A binary search benefits from being able to cut a problem space in half, and then eliminating one of the halves. In this case, any half that contains both a missing value and a duplicate is indistinguishable from one that doesn't, no matter how many additional duplicates exist, so you'd end up having to process both halves.

Millions of integer comparisons requires very little compute time. A linear solution would still be very fast, and in this case, is as efficient as you can be on a worst-case basis.

I ran the code multiple times below on my desktop, and came up with an average of about 5ms to process an array of 10 million elements, and in all cases, it found the results in under 10ms.

public class Millions {

    public static int[] fillArray(int size) {
        int[] ar=new int[size];
        int randomPos=(int)(Math.random()*size);
        System.out.println("Placing missing value at position " + randomPos);
        int nextNum=1;
        for (int i=0; i<size; i++) {
            if (i==randomPos) {
                nextNum+=2;
            } else {
                if (Math.random() > 0.999995) {
                    System.out.println("Placing duplicate value at position " + i);
                } else {
                    nextNum++;
                }
            }
            ar[i] = nextNum;
        }
        return ar;
    }

    public static int missingValue(int[] ar) {
        for (int i=1; i<ar.length; i++) {
            if (ar[i]-ar[i-1]==2) return ar[i]-1;
        }
        return -1;
    }

    public static void main(String[] args) {
        int SIZE=10000000;
        int[] ar=fillArray(SIZE);
        long start=System.currentTimeMillis();
        int missing=missingValue(ar);
        long duration=System.currentTimeMillis()-start;
        if (missing<0) {
            System.out.println("No missing value found.");
        } else {
            System.out.println("Missing value = " + missing);
        }
        System.out.println("Duration : " + duration + " ms");
    }
}
phatfingers
  • 9,770
  • 3
  • 30
  • 44
  • Thanks for the answer @phatfingers. I run it on a online java compiler and found something fishy.
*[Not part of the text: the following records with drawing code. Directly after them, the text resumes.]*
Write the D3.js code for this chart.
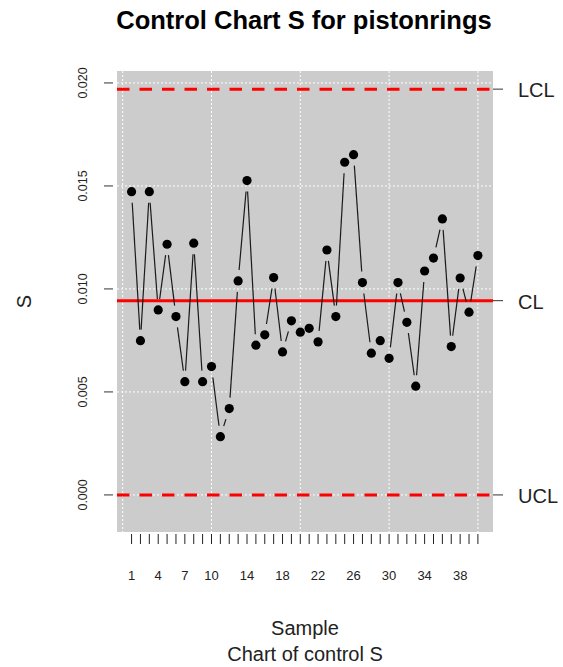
<!DOCTYPE html>
<html>
<head>
<meta charset="utf-8">
<script src="https://cdn.jsdelivr.net/npm/d3@7"></script>
<style>
  body { margin: 0; background: #fff; }
  svg { display: block; font-family: "Liberation Sans", Arial, sans-serif; }
</style>
</head>
<body>
<svg id="chart" width="563" height="667"></svg>
<script>
// sample numbers and the S statistic
const samples = [1,2,3,4,5,6,7,8,9,10,11,12,13,14,15,16,17,18,19,20,
                 21,22,23,24,25,26,27,28,29,30,31,32,33,34,35,36,37,38,39,40];
const sValues = [0.01472,0.00749,0.01472,0.00898,0.01217,0.00866,0.00550,0.01222,0.00550,0.00623,
                 0.00283,0.00419,0.01039,0.01526,0.00727,0.00777,0.01055,0.00694,0.00845,0.00790,
                 0.00809,0.00743,0.01189,0.00866,0.01615,0.01652,0.01031,0.00688,0.00749,0.00663,
                 0.01031,0.00838,0.00528,0.01087,0.01150,0.01340,0.00720,0.01053,0.00887,0.01162];

// control limits (labels kept as in the original picture)
const limitNames = ["LCL", "CL", "UCL"];
const limitValues = [0.0197, 0.00943, 0];

const xTickLabels = [1,4,7,10,14,18,22,26,30,34,38];
const yTicks = [0, 0.005, 0.010, 0.015, 0.020];
const xGrid = [0, 10, 20, 30, 40];

const svg = d3.select("#chart");

// panel extents
const pLeft = 117, pRight = 493, pTop = 71, pBottom = 532;

const x = d3.scaleLinear().domain([-0.64, 41.7]).range([pLeft, pRight]);
const y = d3.scaleLinear().domain([-0.0018, 0.02058]).range([pBottom, pTop]);

// grey panel
svg.append("rect")
  .attr("x", pLeft).attr("y", pTop)
  .attr("width", pRight - pLeft).attr("height", pBottom - pTop)
  .attr("fill", "#cccccc");

// dotted white grid
svg.append("g").selectAll("line")
  .data(yTicks).join("line")
  .attr("x1", pLeft).attr("x2", pRight)
  .attr("y1", d => y(d)).attr("y2", d => y(d))
  .attr("stroke", "#fff").attr("stroke-width", 1)
  .attr("stroke-dasharray", "2,2");

svg.append("g").selectAll("line")
  .data(xGrid).join("line")
  .attr("x1", d => x(d)).attr("x2", d => x(d))
  .attr("y1", pTop).attr("y2", pBottom)
  .attr("stroke", "#fff").attr("stroke-width", 1)
  .attr("stroke-dasharray", "2,2");

// control lines
svg.append("g").selectAll("line")
  .data(limitValues).join("line")
  .attr("x1", pLeft).attr("x2", pRight)
  .attr("y1", d => y(d)).attr("y2", d => y(d))
  .attr("stroke", "#ff0000").attr("stroke-width", 3)
  .attr("stroke-dasharray", (d, i) => limitNames[i] === "CL" ? null : "12.5,10");

// connecting line, type "b" style: segments broken around each point
const pts = samples.map((s, i) => [x(s), y(sValues[i])]);
const gap = 11;
const segs = [];
for (let i = 0; i < pts.length - 1; i++) {
  const [x0, y0] = pts[i], [x1, y1] = pts[i + 1];
  const len = Math.hypot(x1 - x0, y1 - y0);
  if (len <= 2 * gap) continue;
  const ux = (x1 - x0) / len, uy = (y1 - y0) / len;
  segs.push([x0 + ux * gap, y0 + uy * gap, x1 - ux * gap, y1 - uy * gap]);
}
svg.append("g").selectAll("line")
  .data(segs).join("line")
  .attr("x1", d => d[0]).attr("y1", d => d[1])
  .attr("x2", d => d[2]).attr("y2", d => d[3])
  .attr("stroke", "#1a1a1a").attr("stroke-width", 1.2);

// points
svg.append("g").selectAll("circle")
  .data(samples).join("circle")
  .attr("cx", d => x(d))
  .attr("cy", (d, i) => y(sValues[i]))
  .attr("r", 4.6)
  .attr("fill", "#000");

// left axis: ticks + rotated labels
const yAxis = svg.append("g");
yAxis.selectAll("line")
  .data(yTicks).join("line")
  .attr("x1", 104).attr("x2", 113)
  .attr("y1", d => y(d)).attr("y2", d => y(d))
  .attr("stroke", "#333");
yAxis.selectAll("text")
  .data(yTicks).join("text")
  .attr("transform", d => `translate(87,${y(d)}) rotate(-90)`)
  .attr("text-anchor", "middle")
  .attr("font-size", 12.5)
  .attr("fill", "#222")
  .text(d3.format(".3f"));

// bottom axis: a tick for every sample, thinned labels
const xAxis = svg.append("g");
xAxis.selectAll("line")
  .data(samples).join("line")
  .attr("x1", d => x(d)).attr("x2", d => x(d))
  .attr("y1", 534).attr("y2", 544)
  .attr("stroke", "#222");
xAxis.selectAll("text")
  .data(xTickLabels).join("text")
  .attr("x", d => x(d)).attr("y", 580)
  .attr("text-anchor", "middle")
  .attr("font-size", 13)
  .attr("fill", "#222")
  .text(d => d);

// right side: limit ticks and names
const rAxis = svg.append("g");
rAxis.selectAll("line")
  .data(limitValues).join("line")
  .attr("x1", pRight).attr("x2", 503)
  .attr("y1", d => y(d)).attr("y2", d => y(d))
  .attr("stroke", "#333");
rAxis.selectAll("text")
  .data(limitValues).join("text")
  .attr("x", 518).attr("y", d => y(d) + 8)
  .attr("font-size", 20)
  .attr("fill", "#222")
  .text((d, i) => limitNames[i]);

// titles
svg.append("text")
  .attr("x", 304).attr("y", 29)
  .attr("text-anchor", "middle")
  .attr("font-size", 25.5).attr("font-weight", "bold")
  .text("Control Chart S for pistonrings");

svg.append("text")
  .attr("x", 305).attr("y", 635)
  .attr("text-anchor", "middle")
  .attr("font-size", 20).attr("fill", "#222")
  .text("Sample");

svg.append("text")
  .attr("x", 305).attr("y", 661)
  .attr("text-anchor", "middle")
  .attr("font-size", 20).attr("fill", "#222")
  .text("Chart of control S");

svg.append("text")
  .attr("transform", `translate(31,${(pTop + pBottom) / 2}) rotate(-90)`)
  .attr("text-anchor", "middle")
  .attr("font-size", 20).attr("fill", "#222")
  .text("S");
</script>
</body>
</html>
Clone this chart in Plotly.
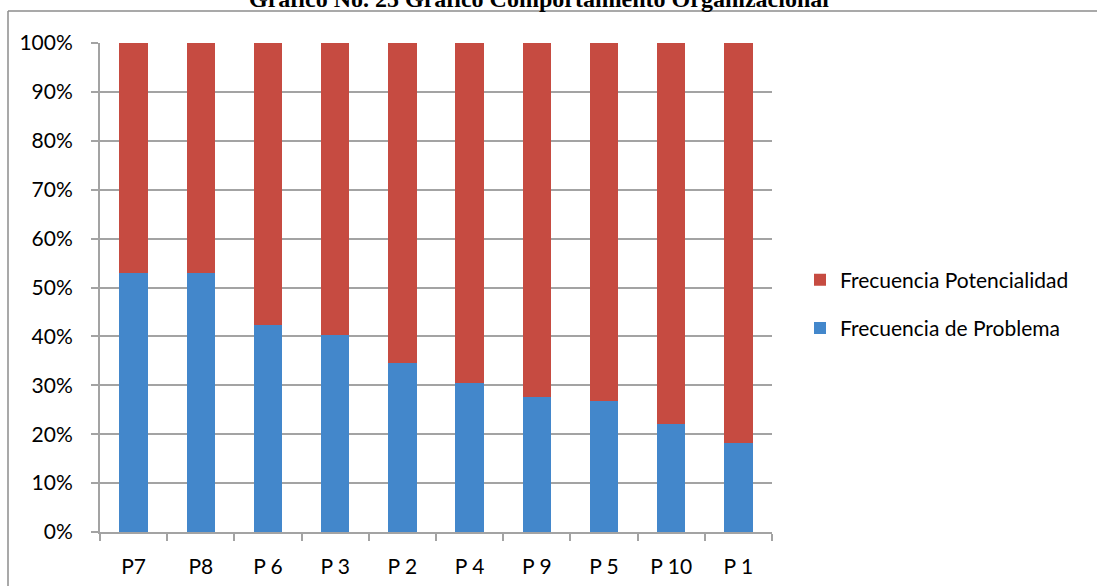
import plotly.graph_objects as go

# Category order as shown on the axis
categorias = ["P7", "P8", "P 6", "P 3", "P 2", "P 4", "P 9", "P 5", "P 10", "P 1"]

# Share of each answer type per question (percent)
frecuencia_problema = [52.9, 52.9, 42.3, 40.2, 34.5, 30.5, 27.7, 26.7, 22.0, 18.1]
frecuencia_potencialidad = [100 - v for v in frecuencia_problema]

W, H = 1097, 586
L, R, T, B = 100, 325, 43, 54
plot_w = W - L - R
plot_h = H - T - B

def px_to_paper_x(px):
    return (px - L) / plot_w

def px_to_paper_y(py):
    return (H - B - py) / plot_h

AZUL = "#4387cb"
ROJO = "#c64b41"
GRIS = "#a3a3a3"
FUENTE = "Lato, Calibri, Carlito, sans-serif"

fig = go.Figure()
fig.add_trace(go.Bar(
    x=categorias, y=frecuencia_problema, name="Frecuencia de Problema",
    marker=dict(color=AZUL, line=dict(width=0)),
    legendgroup="problema", legendrank=2,
))
fig.add_trace(go.Bar(
    x=categorias, y=frecuencia_potencialidad, name="Frecuencia Potencialidad",
    marker=dict(color=ROJO, line=dict(width=0)),
    legendgroup="potencialidad", legendrank=1,
))

fig.update_layout(
    width=W, height=H,
    margin=dict(l=L, r=R, t=T, b=B, autoexpand=False),
    barmode="stack",
    bargap=0.58,
    plot_bgcolor="white",
    paper_bgcolor="white",
    font=dict(family=FUENTE, size=21, color="#000000"),
    xaxis=dict(
        type="category",
        showgrid=False,
        showline=True, linecolor=GRIS, linewidth=2,
        ticks="outside", ticklen=7, tickwidth=2, tickcolor=GRIS,
        tickson="boundaries",
        ticklabelstandoff=15,
        tickfont=dict(size=21),
    ),
    yaxis=dict(
        range=[0, 100],
        tickvals=[0, 10, 20, 30, 40, 50, 60, 70, 80, 90, 100],
        ticktext=[f"{v}%" for v in range(0, 101, 10)],
        showgrid=True, gridcolor=GRIS, gridwidth=2,
        showline=True, linecolor=GRIS, linewidth=2,
        ticks="outside", ticklen=7, tickwidth=2, tickcolor=GRIS,
        ticklabelstandoff=14,
        zeroline=False,
        tickfont=dict(size=21),
    ),
    legend=dict(
        x=px_to_paper_x(800), xanchor="left",
        y=px_to_paper_y(304), yanchor="middle",
        traceorder="grouped",
        tracegroupgap=18,
        font=dict(size=21),
        bgcolor="rgba(0,0,0,0)",
    ),
    showlegend=True,
)

# Chart title (partly above the page edge)
fig.add_annotation(
    text="<b>Gráfico No. 25 Gráfico Comportamiento Organizacional</b>",
    xref="paper", yref="paper",
    x=px_to_paper_x(539), y=1.0, xanchor="center", yanchor="bottom",
    yshift=T - 14,
    showarrow=False,
    font=dict(family="Liberation Serif, Times New Roman, serif", size=24, color="#000000"),
)

# Outer frame of the chart area (top and left edges)
frame_color = "#8c8c8c"
fig.add_shape(type="line", xref="paper", yref="paper",
              x0=px_to_paper_x(8), x1=px_to_paper_x(1200),
              y0=px_to_paper_y(11), y1=px_to_paper_y(11),
              line=dict(color=frame_color, width=1.5))
fig.add_shape(type="line", xref="paper", yref="paper",
              x0=px_to_paper_x(8), x1=px_to_paper_x(8),
              y0=px_to_paper_y(11), y1=px_to_paper_y(700),
              line=dict(color=frame_color, width=1.5))

fig.write_html("out.html")
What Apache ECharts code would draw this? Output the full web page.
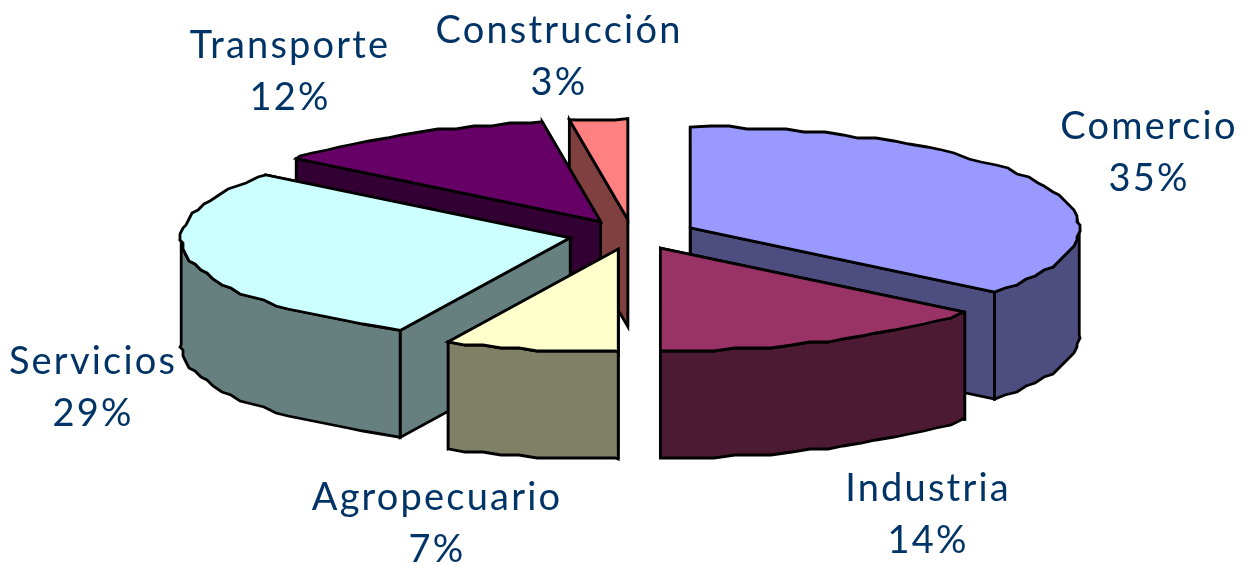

The first statement I find `Placing missing value at position 8534196` which is pointing to index number 85,34,196 but `Missing value = 55`. How can index 8534196 be 55?? I couldnt quite get it. Sorry if its a silly thing to ask but I couldn't get onto it. – Sambhav Khandelwal Feb 21 '23 at 15:23
  • You found a bug. I just fixed it. – phatfingers Feb 21 '23 at 16:22
  • Now it works fine. But, the memory it takes is 73948 kilobytes when running on jdooddle.com. Its speed is good tho going from 2 milliseconds to 29 milliseconds – Sambhav Khandelwal Feb 21 '23 at 16:27
  • Can it be made more efficient to the memory? – Sambhav Khandelwal Feb 21 '23 at 16:28
  • If you're receiving the data as a stream, then yes. You don't need the whole dataset all at once just to compare the most recent 2 values. – phatfingers Feb 21 '23 at 16:33
0

As far as I know, there is no way to detect a missing number in a list except for looping through.

If your array is sorted, it should look like something like this:

[1,2,3,3,4,6]

So, this code should do the work:

int getMissingNumber(int[] numbers){
    for (int i=0; i<numbers.length -1; i++){
        int current = numbers[i];
        int next = numbers[i+1];
        if(next - current > 1){
            return current + 1;
        }
    }
    return -1;
}

Other than this, there is the option of changing the Array to the Set and then back to Array and then, use the previous approach. Be sure to use LinkedHashSet to preserve insertion order. But I don't know if it would be any faster.

Ali
  • 117
  • 9